- Theatrical release poster
- Directed by: D. Yoganand
- Screenplay by: Javar Seetharaman
- Story by: A. S. Nagarajan
- Starring: Sivaji Ganesan B. Saroja Devi
- Cinematography: W. R. Subba Rao
- Music by: K. V. Mahadevan
- Production company: Padma Films
- Distributed by: Sri Rama Films
- Release date: 30 March 1962;
- Country: India
- Language: Tamil

= Valar Pirai =

1962 film by D. Yoganand

Valar Pirai is a 1962 Indian Tamil-language drama film, directed by D. Yoganand. The film stars Sivaji Ganesan and B. Saroja Devi.
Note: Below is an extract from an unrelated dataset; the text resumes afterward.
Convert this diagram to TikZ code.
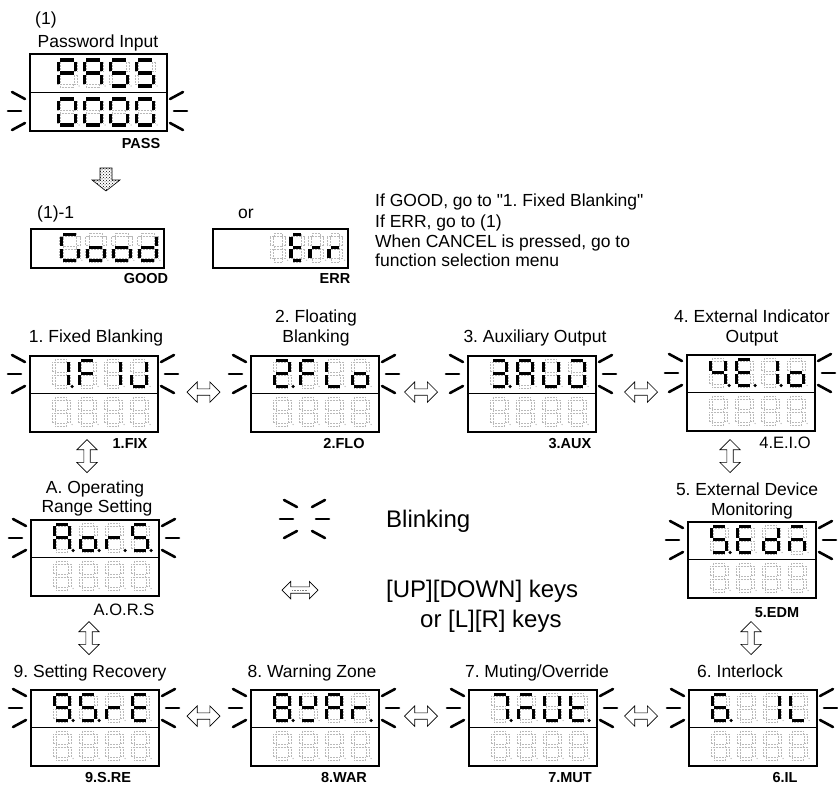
\documentclass[tikz,border=0pt]{standalone}
\usepackage{fontspec}
\setmainfont{Liberation Sans}[Ligatures=TeXOff]
\usetikzlibrary{shapes.arrows,patterns}
\frenchspacing

\newcommand\digw{15}
\newcommand\digh{26}
\newcommand\segpa[1]{\draw[#1] (1.9,0) -- (\digw-1.9,0);}
\newcommand\segpb[1]{\draw[#1] (\digw,1.9) -- (\digw,\digh/2-1.9);}
\newcommand\segpc[1]{\draw[#1] (\digw,\digh/2+1.9) -- (\digw,\digh-1.9);}
\newcommand\segpd[1]{\draw[#1] (1.9,\digh) -- (\digw-1.9,\digh);}
\newcommand\segpe[1]{\draw[#1] (0,\digh/2+1.9) -- (0,\digh-1.9);}
\newcommand\segpf[1]{\draw[#1] (0,1.9) -- (0,\digh/2-1.9);}
\newcommand\segpg[1]{\draw[#1] (1.9,\digh/2) -- (\digw-1.9,\digh/2);}
\newcommand\segpp[1]{\fill[black] (\digw+3.6,\digh) circle (1.8pt);}
\newcommand\segpnone[1]{}
\newcommand\offsegs{%
  \draw[offseg] (1.9,-1.6) rectangle (\digw-1.9,1.6);
  \draw[offseg] (\digw-1.6,1.9) rectangle (\digw+1.6,\digh/2-1.9);
  \draw[offseg] (\digw-1.6,\digh/2+1.9) rectangle (\digw+1.6,\digh-1.9);
  \draw[offseg] (1.9,\digh-1.6) rectangle (\digw-1.9,\digh+1.6);
  \draw[offseg] (-1.6,\digh/2+1.9) rectangle (1.6,\digh-1.9);
  \draw[offseg] (-1.6,1.9) rectangle (1.6,\digh/2-1.9);
  \draw[offseg] (1.9,\digh/2-1.6) rectangle (\digw-1.9,\digh/2+1.6);
  \fill[gray!50] (\digw+3.6,\digh) circle (0.7pt);}
\newcommand\segdigit[3]{%
  \begin{scope}[shift={(#1,#2)}]
    \offsegs
    \foreach \s in {#3}{\csname segp\s\endcsname{onseg}}
  \end{scope}}
\newcommand\blinkL[2]{%
  \draw[blinkst] (#1-17,#2-19) -- (#1-4,#2-12);
  \draw[blinkst] (#1-21,#2) -- (#1-8,#2);
  \draw[blinkst] (#1-17,#2+19) -- (#1-4,#2+12);}
\newcommand\blinkR[2]{%
  \draw[blinkst] (#1+17,#2-19) -- (#1+4,#2-12);
  \draw[blinkst] (#1+21,#2) -- (#1+8,#2);
  \draw[blinkst] (#1+17,#2+19) -- (#1+4,#2+12);}
\newcommand\fundisp[7]{%
  \node[disp] (#1) at (#2,#3) {};
  \draw[sepline] (#1.west) -- (#1.east);
  \begin{scope}[shift={(#1.north west)}]
    \def\digw{15}\def\digh{26}
    \segdigit{24.5}{5.5}{#4}\segdigit{50.5}{5.5}{#5}\segdigit{76.5}{5.5}{#6}\segdigit{102.5}{5.5}{#7}
    \segdigit{24.5}{43.5}{none}\segdigit{50.5}{43.5}{none}\segdigit{76.5}{43.5}{none}\segdigit{102.5}{43.5}{none}
  \end{scope}
  \blinkL{#2}{#3+19}\blinkR{#2+128}{#3+19}}

\begin{document}
\begin{tikzpicture}[x=1pt,y=-1pt,
  disp/.style={draw, rectangle, line width=1.6pt, minimum width=128pt, minimum height=76pt, inner sep=0pt, anchor=north west},
  sepline/.style={line width=1.2pt},
  onseg/.style={draw=black, line width=3.4pt},
  offseg/.style={draw=gray!55, line width=0.45pt, dash pattern=on 0.6pt off 0.9pt},
  blinkst/.style={line width=2.6pt, line cap=round},
  harrow/.style={double arrow, draw, fill=white, line width=0.7pt, minimum height=33pt, double arrow head extend=7pt, inner sep=2.8pt},
  varrow/.style={harrow, rotate=90},
  ttl/.style={font=\fontsize{17.5}{20}\selectfont, inner sep=0pt, anchor=base},
  sml/.style={font=\fontsize{14.5}{16}\selectfont\bfseries, inner sep=0pt, anchor=base},
  smr/.style={font=\fontsize{16.5}{18}\selectfont, inner sep=0pt, anchor=base},
  txt/.style={font=\fontsize{17.5}{20}\selectfont, inner sep=0pt, anchor=base west},
  big/.style={font=\fontsize{24}{28}\selectfont, inner sep=0pt, anchor=base west}]
\useasboundingbox (0,0) rectangle (838,785);

% ---------- (1) password input ----------
\node[ttl, anchor=base west] (t1) at (35,24) {(1)};
\node[ttl] (tpw) at (98,47) {Password Input};
\node[disp, minimum width=137pt, minimum height=77pt] (pass) at (29,53) {};
\draw[sepline] (pass.west) -- (pass.east);
\begin{scope}[shift={(pass.north west)}]
  \def\digw{17}\def\digh{26}
  \segdigit{29.5}{7}{a,b,e,f,g}\segdigit{55.5}{7}{a,b,c,e,f,g}\segdigit{81.5}{7}{a,c,d,f,g}\segdigit{107.5}{7}{a,c,d,f,g}
  \segdigit{29.5}{46}{a,b,c,d,e,f}\segdigit{55.5}{46}{a,b,c,d,e,f}\segdigit{81.5}{46}{a,b,c,d,e,f}\segdigit{107.5}{46}{a,b,c,d,e,f}
\end{scope}
\blinkL{29}{111}\blinkR{166}{111}
\node[sml] (lpass) at (141,148) {PASS};

% down arrow
\draw[line width=0.6pt, pattern=crosshatch dots] (100,168) -- (112,168) -- (112,180) -- (120,180) -- (106,191) -- (92,180) -- (100,180) -- cycle;

% ---------- (1)-1 ----------
\node[ttl, anchor=base west] (t11) at (37,218) {(1)-1};
\node[ttl] (tor) at (246,218) {or};
\node[disp, minimum width=133pt, minimum height=39pt] (good) at (30,228) {};
\begin{scope}[shift={(good.north west)}]
  \def\digw{17}\def\digh{25.5}
  \segdigit{31.3}{6.7}{a,c,d,e,f}\segdigit{57.3}{6.7}{c,d,e,g}\segdigit{83.3}{6.7}{c,d,e,g}\segdigit{109.3}{6.7}{b,c,d,e,g}
\end{scope}
\node[sml] (lgood) at (146,283) {GOOD};
\node[disp, minimum width=135pt, minimum height=39pt] (err) at (212,228) {};
\begin{scope}[shift={(err.north west)}]
  \def\digw{12}\def\digh{25.5}
  \segdigit{60}{6.7}{none}\segdigit{79}{6.7}{a,d,e,f,g}\segdigit{98}{6.7}{e,g}\segdigit{117}{6.7}{e,g}
\end{scope}
\node[sml] (lerr) at (335,283) {ERR};

\node[txt] (r1) at (375,206) {If GOOD, go to "1. Fixed Blanking"};
\node[txt] (r2) at (375,227) {If ERR, go to (1)};
\node[txt] (r3) at (375,247) {When CANCEL is pressed, go to};
\node[txt] (r4) at (375,266) {function selection menu};

% ---------- row 1 ----------
\node[ttl] (t1a) at (96,342) {1. Fixed Blanking};
\node[ttl] (t2a) at (316,322) {2. Floating};
\node[ttl] (t2b) at (316,342) {Blanking};
\node[ttl] (t3a) at (535,342) {3. Auxiliary Output};
\node[ttl] (t4a) at (752,322) {4. External Indicator};
\node[ttl] (t4b) at (752,342) {Output};

\fundisp{d1}{29}{355}{b,c,p}{a,e,f,g}{b,c}{b,c,d,e}
\fundisp{d2}{250}{355}{a,b,d,e,g,p}{a,e,f,g}{d,e,f}{c,d,e,g}
\fundisp{d3}{467}{355}{a,b,c,d,g,p}{a,b,c,e,f,g}{b,c,d,e,f}{a,b,c,d,e}
\fundisp{d4}{686}{354}{b,c,f,g,p}{a,d,e,f,g,p}{b,c,p}{c,d,e,g}

\node[sml] (l1) at (130,448) {1.FIX};
\node[sml] (l2) at (344,448) {2.FLO};
\node[sml] (l3) at (570,448) {3.AUX};
\node[smr] (l4) at (785,448) {4.E.I.O};

\node[harrow] (h12) at (203.5,392) {};
\node[harrow] (h23) at (421,392) {};
\node[harrow] (h34) at (641,392) {};

% ---------- row 2 ----------
\node[varrow] (v1a) at (87,456) {};
\node[varrow] (v45) at (730,456) {};

\node[ttl] (tAa) at (95,493) {A. Operating};
\node[ttl] (tAb) at (97,512) {Range Setting};
\node[ttl] (t5a) at (747,495) {5. External Device};
\node[ttl] (t5b) at (752,515) {Monitoring};

\fundisp{da}{30}{519}{a,b,c,e,f,g,p}{c,d,e,g,p}{e,g,p}{a,c,d,f,g,p}
\fundisp{d5}{687}{521}{a,c,d,f,g,p}{a,d,e,f,g}{b,c,d,e,g}{a,c,e,g}

\node[smr] (lA) at (124,615) {A.O.R.S};
\node[sml] (l5) at (777,617) {5.EDM};

% legend
\blinkL{301}{519}\blinkR{308}{519}
\node[big] (lblink) at (386,527) {Blinking};
\node[harrow, minimum height=36pt, double arrow head extend=5.5pt] (hleg) at (300,590) {};
\draw[gray, densely dotted, line width=0.6pt] (hleg.center) ++(-8,0) -- ++(16,0);
\node[big] (lkeys1) at (386,597) {[UP][DOWN] keys};
\node[big] (lkeys2) at (420,627) {or [L][R] keys};

\node[varrow] (va9) at (89,638) {};
\node[varrow] (v56) at (751,638) {};

% ---------- row 3 ----------
\node[ttl] (t9) at (90,677) {9. Setting Recovery};
\node[ttl] (t8) at (312,677) {8. Warning Zone};
\node[ttl] (t7) at (537,677) {7. Muting/Override};
\node[ttl] (t6) at (740,677) {6. Interlock};

\fundisp{d9}{30}{689}{a,b,c,d,f,g,p}{a,c,d,f,g,p}{e,g}{a,d,e,f,g}
\fundisp{d8}{250}{689}{a,b,c,d,e,f,g,p}{b,d,f,g}{a,b,c,e,f,g}{e,g,p}
\fundisp{d7}{468}{689}{a,b,c,p}{a,c,e,g}{b,c,d,e,f}{d,e,f,g,p}
\fundisp{d6}{688}{689}{a,c,d,e,f,g,p}{none}{b,c}{d,e,f}

\node[harrow] (h98) at (203.5,716) {};
\node[harrow] (h87) at (421,716) {};
\node[harrow] (h76) at (641,716) {};

\node[sml] (l9) at (108,782) {9.S.RE};
\node[sml] (l8) at (344,782) {8.WAR};
\node[sml] (l7) at (570,782) {7.MUT};
\node[sml] (l6) at (785,782) {6.IL};
\end{tikzpicture}
\end{document}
It was released on 30 March 1962.

== Plot ==
The plot of this film revolves around a child born to the protagonist Kanagu (Sivaji Ganesan) and Saraswathi (Saroja Devi). Because the child was born in the Rohini constellation with the umbilical cord wrapped around its neck while still in Saraswathi's womb, the film's story briefly depicts how the child's astrological influence leads to the death of Saraswathi's brother, Varatharajan (Javar Seetharaman), after much suffering. Furthermore, the film illustrates the mythological belief that death is certain for the maternal uncle of a child born in the Rohini constellation.

== Soundtrack ==
The music was composed by K. V. Mahadevan, with lyrics by Kannadasan.

| Song | Singers |
|---|---|
| "Kalakalakkudhu Kaathu" | T. M. Soundararajan, P. Susheela |
| "Koondu Thirandhamma" | T. M. Soundararajan |
| "Kannam Sevantha Machaan" | S. C. Krishnan, K. Rani |
| "Mounam Mounam" | P. Susheela |
| "Naangu Suvarkalukkul" | P. Susheela |
| "Pachchaikodiyil" | P. Susheela |
| "Pojjiyathukkule Oru" | T. M. Soundararajan |

== Release and reception ==
Valar Pirai was released on 30 March 1962, and distributed by Sri Rama Films. Kanthan of Kalki criticised the film for its numerous plot holes.